The weight of a concept album is enough to crush even the best of musicians, so how does newcomer 7even Thirty hold up when releasing one as his debut?
Concept albums have proven to be the undoing of even the most seasoned artist. More often than not they're either weighed down by their theme, limiting the songwriting in the process, or the concept itself is so loosely incorporated that it barely registers as a concept at all. I can count on one hand the number of good concept albums I've heard in my years as a music enthusiast, so I was immediately worried when learning that up-and-coming rapper 7even Thirty would not only be attempting to craft a full blown concept album, but that it would also serve as his official debut. Thankfully the Mississippi native manages to turn in a fairly impressive, if slightly flawed, LP. The concept is as follows: 7even Thirty, under the guise of Max Redrum, crash lands on earth with the sole intent of wreaking havok. Of course things don't exactly go down as planned, and Max finds himself learning to enjoy the human experience. The outer space concept may not be the most unique angle to work, but it does offer a fairly interesting take on what is essentially gangster rap in disguise.
Like many conceptual records, it doesn't take long before 7even loses his focus and the concept simply fades into the background. At times the only thing holding the record together is the superb Ziggy Stardust-meets-Outkast production, which does a wonderful job of conveying the alien atmosphere.

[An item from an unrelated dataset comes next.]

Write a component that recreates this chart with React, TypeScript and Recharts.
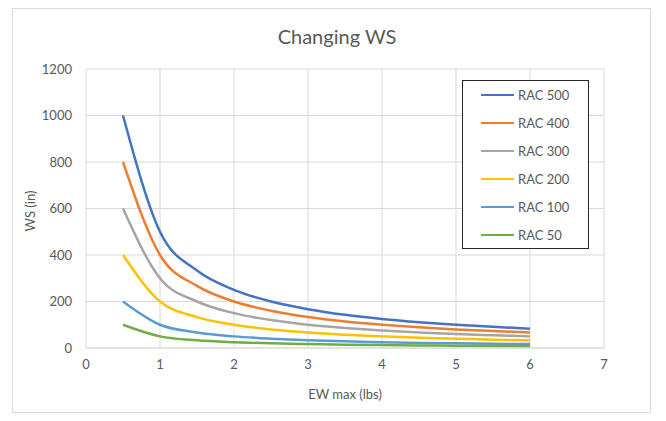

The first few tracks effectively establish the story and narrative, but by the fourth track, "Getup!!!", 7even has completely broken character and firmly grounds himself in the process, rapping in the third person: "Something weird always coming out of his mouth / And he don't really sound like he come out of the south." Still, the album works as a whole, even when the concept falters. 7even is a more than capable mc who effortlessly flexes his talents, and the production he's picked fits the vibe to a T. Considering this is only his debut album, I think it's fairly safe to say he's going to be one to keep an eye on, even if that means turning your head to the stars.